Ce blog n'a d'autre souhait que de partager avec vous les meilleurs moments du 7e Art et quelques-uns des bons moments de la vie.
" La souffrance ne se comprend pas, elle se ressent. elle est affaire de sensation, non d'intellect, de coeur, non d'esprit ". Abbas Kiarostami
C'est au milieu des années 1980, et malgré la défiance du pouvoir islamique, que le cinéma iranien s'est révélé au monde entier grâce au réalisateur Abbas Kiarostami. Avec l'arrivée de Khomeyni en 1979, la Révolution avait fait table rase du 7e Art considéré comme objet de nuisance, aussi les salles avaient-elles été fermées ou détruites et la production mise sous scellés, malgré l'engouement du peuple iranien pour ce moyen d'expression.

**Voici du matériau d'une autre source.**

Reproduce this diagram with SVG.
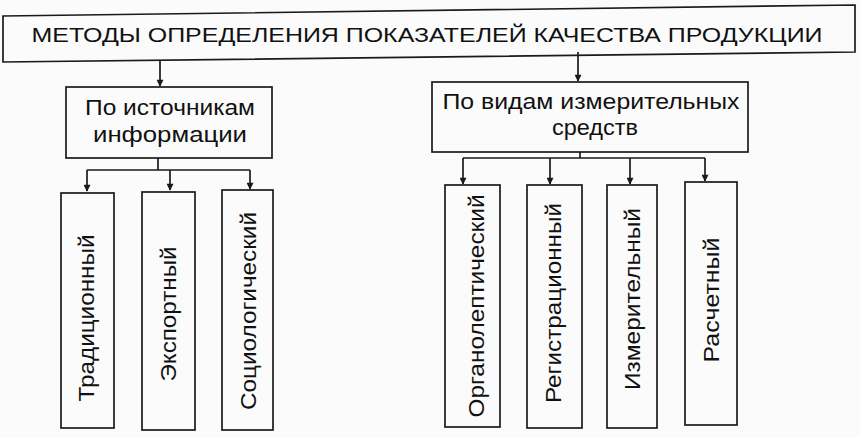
<svg xmlns="http://www.w3.org/2000/svg" width="860" height="438" viewBox="0 0 860 438">
<defs>
<style>
.box{fill:none;stroke:#1a1a1a;stroke-width:1.7}
.ln{fill:none;stroke:#1a1a1a;stroke-width:1.7}
text{font-family:"Liberation Sans",Arial,sans-serif;fill:#111}
.t{font-size:21px}
.s{font-size:22px}
.v{font-size:22px}
</style>
<marker id="ah" viewBox="0 0 10 10" refX="9" refY="5" markerWidth="8" markerHeight="7" markerUnits="userSpaceOnUse" orient="auto">
<path d="M0,0 L10,5 L0,10 z" fill="#1a1a1a"/>
</marker>
</defs>
<rect width="860" height="438" fill="#fbfbfb"/>
<g id="connectors">
<path class="ln" d="M160,60 V86" marker-end="url(#ah)"/>
<path class="ln" d="M578,52 V81" marker-end="url(#ah)"/>
<path class="ln" d="M158,158 V170 M87,170 H250"/>
<path class="ln" d="M87,170 V191" marker-end="url(#ah)"/>
<path class="ln" d="M170,170 V190" marker-end="url(#ah)"/>
<path class="ln" d="M250,170 V189" marker-end="url(#ah)"/>
<path class="ln" d="M580,152 V158 M463,158 H705"/>
<path class="ln" d="M463,158 V184" marker-end="url(#ah)"/>
<path class="ln" d="M550,158 V184" marker-end="url(#ah)"/>
<path class="ln" d="M630,158 V184" marker-end="url(#ah)"/>
<path class="ln" d="M705,158 V181" marker-end="url(#ah)"/>
</g>
<g id="root">
<polygon class="box" points="3,16 855,5 855,52 3,62"/>
<text class="t" x="427" y="42" text-anchor="middle" textLength="791" lengthAdjust="spacingAndGlyphs">МЕТОДЫ ОПРЕДЕЛЕНИЯ ПОКАЗАТЕЛЕЙ КАЧЕСТВА ПРОДУКЦИИ</text>
</g>
<g id="src">
<rect class="box" x="66" y="87" width="206" height="71"/>
<text class="s" x="170" y="115" text-anchor="middle" textLength="170" lengthAdjust="spacingAndGlyphs">По источникам</text>
<text class="s" x="170" y="142" text-anchor="middle" textLength="154" lengthAdjust="spacingAndGlyphs">информации</text>
</g>
<g id="meas">
<rect class="box" x="432" y="82" width="316" height="70"/>
<text class="s" x="591" y="109" text-anchor="middle" textLength="297" lengthAdjust="spacingAndGlyphs">По видам измерительных</text>
<text class="s" x="595" y="135" text-anchor="middle" textLength="86" lengthAdjust="spacingAndGlyphs">средств</text>
</g>
<g id="trad">
<rect class="box" x="61" y="193" width="53" height="235"/>
<text class="v" transform="translate(94,318) rotate(-90)" text-anchor="middle" textLength="167" lengthAdjust="spacingAndGlyphs">Традиционный</text>
</g>
<g id="expert">
<rect class="box" x="142" y="192" width="53" height="238"/>
<text class="v" transform="translate(176,314) rotate(-90)" text-anchor="middle" textLength="135" lengthAdjust="spacingAndGlyphs">Экспортный</text>
</g>
<g id="socio">
<rect class="box" x="222" y="190" width="51" height="240"/>
<text class="v" transform="translate(256,311) rotate(-90)" text-anchor="middle" textLength="198" lengthAdjust="spacingAndGlyphs">Социологический</text>
</g>
<g id="organo">
<rect class="box" x="445" y="185" width="55" height="242"/>
<text class="v" transform="translate(484,306) rotate(-90)" text-anchor="middle" textLength="223" lengthAdjust="spacingAndGlyphs">Органолептический</text>
</g>
<g id="reg">
<rect class="box" x="527" y="185" width="55" height="243"/>
<text class="v" transform="translate(561,303) rotate(-90)" text-anchor="middle" textLength="200" lengthAdjust="spacingAndGlyphs">Регистрационный</text>
</g>
<g id="izm">
<rect class="box" x="607" y="185" width="50" height="243"/>
<text class="v" transform="translate(640,299) rotate(-90)" text-anchor="middle" textLength="182" lengthAdjust="spacingAndGlyphs">Измерительный</text>
</g>
<g id="calc">
<rect class="box" x="685" y="182" width="52" height="243"/>
<text class="v" transform="translate(719,300) rotate(-90)" text-anchor="middle" textLength="125" lengthAdjust="spacingAndGlyphs">Расчетный</text>
</g>
</svg>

C'est donc en secret et sous le manteau que, désormais, les cinéastes iraniens allaient travailler, mais on sait combien l'interdit, et la frustration qu'il génère, favorise la créativité. Quand on se souvient que l'Iran d'aujourd'hui fût la Perse de jadis, on saisit mieux l'intérêt de ce peuple pour l'art en général et l'impact de l'image en particulier, capable de ressusciter des pages de l'histoire et de ré-actualiser une culture et une civilisation. Le cinéma de Kiarostami repose sur l'alliage unique de l'exigence réaliste du monde et de l'enchevêtrement complexe d'un récit initié par les déambulations des personnages. L'important de ce voyage dans le temps n'est pas d'atteindre un quelconque but ou d'affirmer un quelconque postulat, mais de le parcourir et surtout de remonter aux sources sans lesquelles le présent n'a pas de sens. A l'époque du Shah, dans les années 1950, existait un cinéma populaire et commercial sur le modèle du cinéma indien qui plaisait à tout le monde sans apporter aucun message, avant que les jeunes cinéastes, apparus dans le sillage de Kiarostami, ne renouent avec un réalisme social critique. Pour contourner la censure, des réalisateurs comme Dariush Mehrjui avec Le cycle (1974), Kamal Tabrizi avec Le Lézard (2004), Mohsen Makhmalbaf avec Le cycliste (1989) se sont intéressés au monde rural traditionnel, aux minorités exploitées, parfois même à la prostitution, et on devine aisément la ruse, le courage et la détermination qu'il leur a fallu pour mener à bien leurs entreprises. Close-up, sans doute le chef-d'oeuvre d'Abbas Kiarostami, montre à quel point la condition des femmes, les inégalités entre riches et pauvres ont engendré de frustrations et de misères que la Révolution islamique n'a aucunement résolues. Ainsi l'exigence artistique alliée à la critique de toute une société sont-elles les composantes du meilleur cinéma iranien et un témoignage engagé contre le totalitarisme des Ayatollahs
Dans "Le goût de la cerise" de Abbas Kiarostami, cette figure majeure du nouveau cinéma iranien, un homme sillonne les routes à la recherche d'une personne qui l'aidera à accomplir son suicide. Mais, à chaque fois l'accomplissement n'aboutit pas, tandis que le cheminement se révèle formateur. Il y a en permanence dans les films de Kiarostami des guides passeurs et des dédales à parcourir, itinéraire en forme d'un labyrinthe initiatique. Par chance, cette oeuvre magnifique obtint la Palme d'or à Cannes en 1997, mettant à l'abri l'auteur d'un toujours possible attentat. Ce qui n'empêche nullement ses films de subir la censure et d'être parfois interdits de projection dans son pays. Ce cinéma d'exception a heureusement fait école et inspiré une philosophie en action qui replace l'homme face à l'immensité de l'univers et réhabilite la sagesse orientale millénaire. C'est ce rôle de premier de cordée et de visionnaire qu'a su endosser ce cinéaste poète bouleversé par la beauté du monde et cruellement blessé par la perspective de sa propre finitude et des constantes tergiversations de la nature humaine.